**YOUR INSTRUCTIONS**. Reproduce the data exactly and drop any pictures it holds.

:: DATASET EXCERPT ::

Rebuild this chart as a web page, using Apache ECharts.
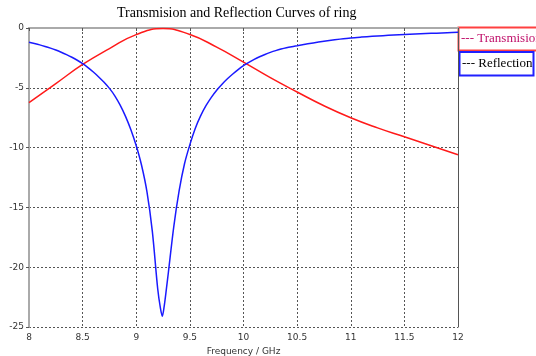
<!DOCTYPE html>
<html>
<head>
<meta charset="utf-8">
<script src="https://cdn.jsdelivr.net/npm/echarts@6/dist/echarts.min.js"></script>
<style>
  html, body { margin: 0; padding: 0; background: #fff; }
  #chart { width: 536px; height: 356px; }
</style>
</head>
<body>
<div id="chart"></div>
<script>
// values
const transFreq = [8.0, 8.25, 8.5, 8.75, 9.0, 9.25, 9.5, 9.75, 10.0, 10.25, 10.5, 10.75, 11.0, 11.25, 11.5, 11.75, 12.0];
const transmission = [-6.24, -4.65, -3.05, -1.72, -0.55, -0.05, -0.55, -1.6, -2.85, -4.15, -5.35, -6.5, -7.5, -8.35, -9.1, -9.85, -10.6];

const reflFreq = [
    8.0, 8.05, 8.1, 8.15, 8.2, 8.25, 8.3, 8.35, 8.4, 8.45,
    8.5, 8.55, 8.6, 8.65, 8.7, 8.75, 8.8, 8.85, 8.9, 8.95,
    9.0, 9.05, 9.1, 9.15, 9.2, 9.225, 9.243, 9.26, 9.28, 9.3,
    9.35, 9.4, 9.45, 9.5, 9.55, 9.6, 9.65, 9.7, 9.75, 9.8,
    9.85, 9.9, 9.95, 10.0, 10.05, 10.1, 10.15, 10.2, 10.25, 10.3,
    10.35, 10.4, 10.45, 10.5, 10.6, 10.7, 10.8, 10.9, 11.0, 11.1,
    11.2, 11.3, 11.4, 11.5, 11.6, 11.7, 11.8, 11.9, 12.0,
];
const reflection = [
    -1.2, -1.3, -1.41, -1.54, -1.685, -1.845, -2.025, -2.225, -2.445, -2.695,
    -2.98, -3.31, -3.68, -4.09, -4.54, -5.05, -5.67, -6.45, -7.39, -8.51,
    -9.85, -11.5, -13.7, -17.0, -21.8, -23.4, -24.1, -23.3, -21.9, -20.4,
    -16.6, -13.6, -11.35, -9.75, -8.4, -7.35, -6.5, -5.8, -5.2, -4.7,
    -4.25, -3.85, -3.48, -3.15, -2.87, -2.62, -2.4, -2.21, -2.04, -1.89,
    -1.76, -1.65, -1.56, -1.48, -1.32, -1.175, -1.045, -0.93, -0.83, -0.76,
    -0.7, -0.64, -0.59, -0.545, -0.5, -0.465, -0.43, -0.395, -0.36,
];

const xTicks = [8, 8.5, 9, 9.5, 10, 10.5, 11, 11.5, 12];
const yTicks = [-25, -20, -15, -10, -5, 0];

const chart = echarts.init(document.getElementById("chart"));

const labelFont = { fontFamily: "DejaVu Sans", fontSize: 9, color: "#333" };
const dotted = { color: "#555", type: [2, 2], width: 1 };

chart.setOption({
    animation: false,
    grid: { left: 29, right: 78, top: 28, bottom: 29, containLabel: false, outerBoundsMode: "none" },
    graphic: [
        {
            type: "text", left: 117, top: 6,
            style: { text: "Transmision and Reflection Curves of ring", font: "14px 'Liberation Serif'", fill: "#000" },
        },
        {
            type: "rect", shape: { x: 458.5, y: 27.5, width: 90, height: 23 },
            style: { fill: "#fff", stroke: "#ff4040", lineWidth: 2 },
        },
        {
            type: "text", left: 461, top: 32,
            style: { text: "--- Transmision", font: "13px 'Liberation Serif'", fill: "#c0106a" },
        },
        {
            type: "rect", shape: { x: 459.5, y: 52, width: 74, height: 23.5 },
            style: { fill: "#fff", stroke: "#2020ff", lineWidth: 2 },
        },
        {
            type: "text", left: 462, top: 57,
            style: { text: "--- Reflection", font: "13px 'Liberation Serif'", fill: "#000" },
        },
    ],
    xAxis: [
        {
            type: "value", min: 8, max: 12, interval: 0.5,
            name: "Frequency / GHz", nameLocation: "middle", nameGap: 20,
            nameTextStyle: labelFont,
            axisLine: { lineStyle: { color: "#555", width: 1 } },
            axisTick: { show: true, length: 3, lineStyle: { color: "#555" } },
            axisLabel: Object.assign({ margin: 6, formatter: v => (xTicks.includes(v) ? String(v) : "") }, labelFont),
            splitLine: { show: true, lineStyle: dotted },
        },
        {
            type: "value", position: "top", min: 8, max: 12,
            axisLine: { show: true, lineStyle: { color: "#aaa", width: 2 } },
            axisTick: { show: false }, axisLabel: { show: false }, splitLine: { show: false },
        },
    ],
    yAxis: [
        {
            type: "value", min: -25, max: 0, interval: 5,
            axisLine: { show: true, lineStyle: { color: "#aaa", width: 2 } },
            axisTick: { show: true, length: 3, lineStyle: { color: "#555" } },
            axisLabel: Object.assign({ margin: 5, formatter: v => (yTicks.includes(v) ? String(v) : "") }, labelFont),
            splitLine: { show: true, lineStyle: dotted },
        },
        {
            type: "value", position: "right", min: -25, max: 0,
            axisLine: { show: true, lineStyle: { color: "#555", width: 1 } },
            axisTick: { show: false }, axisLabel: { show: false }, splitLine: { show: false },
        },
    ],
    series: [
        {
            name: "Transmision", type: "line", smooth: true, showSymbol: false,
            lineStyle: { color: "#ff1a1a", width: 1.5 },
            data: transFreq.map((f, i) => [f, transmission[i]]),
        },
        {
            name: "Reflection", type: "line", smooth: 0.3, showSymbol: false,
            lineStyle: { color: "#1a1aff", width: 1.5 },
            data: reflFreq.map((f, i) => [f, reflection[i]]),
        },
    ],
});
</script>
</body>
</html>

:::

**TASK ANSWER**.
Rebuild this chart as a web page, using Apache ECharts.
<!DOCTYPE html>
<html>
<head>
<meta charset="utf-8">
<script src="https://cdn.jsdelivr.net/npm/echarts@6/dist/echarts.min.js"></script>
<style>
  html, body { margin: 0; padding: 0; background: #fff; }
  #chart { width: 536px; height: 356px; }
</style>
</head>
<body>
<div id="chart"></div>
<script>
// values
const transFreq = [8.0, 8.25, 8.5, 8.75, 9.0, 9.25, 9.5, 9.75, 10.0, 10.25, 10.5, 10.75, 11.0, 11.25, 11.5, 11.75, 12.0];
const transmission = [-6.24, -4.65, -3.05, -1.72, -0.55, -0.05, -0.55, -1.6, -2.85, -4.15, -5.35, -6.5, -7.5, -8.35, -9.1, -9.85, -10.6];

const reflFreq = [
    8.0, 8.05, 8.1, 8.15, 8.2, 8.25, 8.3, 8.35, 8.4, 8.45,
    8.5, 8.55, 8.6, 8.65, 8.7, 8.75, 8.8, 8.85, 8.9, 8.95,
    9.0, 9.05, 9.1, 9.15, 9.2, 9.225, 9.243, 9.26, 9.28, 9.3,
    9.35, 9.4, 9.45, 9.5, 9.55, 9.6, 9.65, 9.7, 9.75, 9.8,
    9.85, 9.9, 9.95, 10.0, 10.05, 10.1, 10.15, 10.2, 10.25, 10.3,
    10.35, 10.4, 10.45, 10.5, 10.6, 10.7, 10.8, 10.9, 11.0, 11.1,
    11.2, 11.3, 11.4, 11.5, 11.6, 11.7, 11.8, 11.9, 12.0,
];
const reflection = [
    -1.2, -1.3, -1.41, -1.54, -1.685, -1.845, -2.025, -2.225, -2.445, -2.695,
    -2.98, -3.31, -3.68, -4.09, -4.54, -5.05, -5.67, -6.45, -7.39, -8.51,
    -9.85, -11.5, -13.7, -17.0, -21.8, -23.4, -24.1, -23.3, -21.9, -20.4,
    -16.6, -13.6, -11.35, -9.75, -8.4, -7.35, -6.5, -5.8, -5.2, -4.7,
    -4.25, -3.85, -3.48, -3.15, -2.87, -2.62, -2.4, -2.21, -2.04, -1.89,
    -1.76, -1.65, -1.56, -1.48, -1.32, -1.175, -1.045, -0.93, -0.83, -0.76,
    -0.7, -0.64, -0.59, -0.545, -0.5, -0.465, -0.43, -0.395, -0.36,
];

const xTicks = [8, 8.5, 9, 9.5, 10, 10.5, 11, 11.5, 12];
const yTicks = [-25, -20, -15, -10, -5, 0];

const chart = echarts.init(document.getElementById("chart"));

const labelFont = { fontFamily: "DejaVu Sans", fontSize: 9, color: "#333" };
const dotted = { color: "#555", type: [2, 2], width: 1 };

chart.setOption({
    animation: false,
    grid: { left: 29, right: 78, top: 28, bottom: 29, containLabel: false, outerBoundsMode: "none" },
    graphic: [
        {
            type: "text", left: 117, top: 6,
            style: { text: "Transmision and Reflection Curves of ring", font: "14px 'Liberation Serif'", fill: "#000" },
        },
        {
            type: "rect", shape: { x: 458.5, y: 27.5, width: 90, height: 23 },
            style: { fill: "#fff", stroke: "#ff4040", lineWidth: 2 },
        },
        {
            type: "text", left: 461, top: 32,
            style: { text: "--- Transmision", font: "13px 'Liberation Serif'", fill: "#c0106a" },
        },
        {
            type: "rect", shape: { x: 459.5, y: 52, width: 74, height: 23.5 },
            style: { fill: "#fff", stroke: "#2020ff", lineWidth: 2 },
        },
        {
            type: "text", left: 462, top: 57,
            style: { text: "--- Reflection", font: "13px 'Liberation Serif'", fill: "#000" },
        },
    ],
    xAxis: [
        {
            type: "value", min: 8, max: 12, interval: 0.5,
            name: "Frequency / GHz", nameLocation: "middle", nameGap: 20,
            nameTextStyle: labelFont,
            axisLine: { lineStyle: { color: "#555", width: 1 } },
            axisTick: { show: true, length: 3, lineStyle: { color: "#555" } },
            axisLabel: Object.assign({ margin: 6, formatter: v => (xTicks.includes(v) ? String(v) : "") }, labelFont),
            splitLine: { show: true, lineStyle: dotted },
        },
        {
            type: "value", position: "top", min: 8, max: 12,
            axisLine: { show: true, lineStyle: { color: "#aaa", width: 2 } },
            axisTick: { show: false }, axisLabel: { show: false }, splitLine: { show: false },
        },
    ],
    yAxis: [
        {
            type: "value", min: -25, max: 0, interval: 5,
            axisLine: { show: true, lineStyle: { color: "#aaa", width: 2 } },
            axisTick: { show: true, length: 3, lineStyle: { color: "#555" } },
            axisLabel: Object.assign({ margin: 5, formatter: v => (yTicks.includes(v) ? String(v) : "") }, labelFont),
            splitLine: { show: true, lineStyle: dotted },
        },
        {
            type: "value", position: "right", min: -25, max: 0,
            axisLine: { show: true, lineStyle: { color: "#555", width: 1 } },
            axisTick: { show: false }, axisLabel: { show: false }, splitLine: { show: false },
        },
    ],
    series: [
        {
            name: "Transmision", type: "line", smooth: true, showSymbol: false,
            lineStyle: { color: "#ff1a1a", width: 1.5 },
            data: transFreq.map((f, i) => [f, transmission[i]]),
        },
        {
            name: "Reflection", type: "line", smooth: 0.3, showSymbol: false,
            lineStyle: { color: "#1a1aff", width: 1.5 },
            data: reflFreq.map((f, i) => [f, reflection[i]]),
        },
    ],
});
</script>
</body>
</html>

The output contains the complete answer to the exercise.